Machine Learning Basketball

A group of basketball players attempting to score

Objective

Apply Machine learning to a dataset to make inferences about a basketball team’s likelihood of making it to the final four.

Scenario

The coaches for a college basketball team have asked the Data Scientist to look at historical data to see which team metrics, individually or combined, makes them more likely to make it into the final four.

For example:

If a team is more efficient defensively does this have a direct relationship to their ability to get into the Final Four?
How does defensive efficiency contribute to overall wins?

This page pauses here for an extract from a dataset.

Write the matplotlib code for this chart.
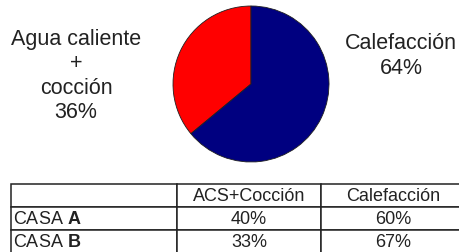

Something to keep in mind is that when trying to predict results of basketball tournaments there are many variables that need to be taken into account. As a result, creating accurate models is incredibly hard. In the sports betting industry an accuracy rate of anything over 55% is considered good as it indicates profits. The challenge is to deduce whether there is a combination of metrics that gives a team a higher chance of making it into this tournament.

The following algorithms are to used to build the models:

k-Nearest Neighbour
Decision Tree
Support Vector Machine
Logistic Regression

The results are reported as the accuracy of each classifier, using the following metrics when applicable:

Jaccard index
F1-score
Accuracy
Log Loss

Review Criteria

The project is considered successful if the following requirements are met:

Build a KNN model using a value of k equals five, find the accuracy on the validation data
Determine the accuracy for the first 15 values of k the on the validation data:.
Determine the minimum value for the parameter that improves results on validation data.
Building model using Support Vector Machine.
Train a logistic regression model and determine the accuracy of the validation data (set C=0.01)
Calculate the F1 score and Jaccard Similarity score for each model from above.
Use the Hyperparameter that performed best on the validation data

Accuracy Scores Observed in Model

This project is considered successful as the accuracy scores observed below exceed 55%, the baseline.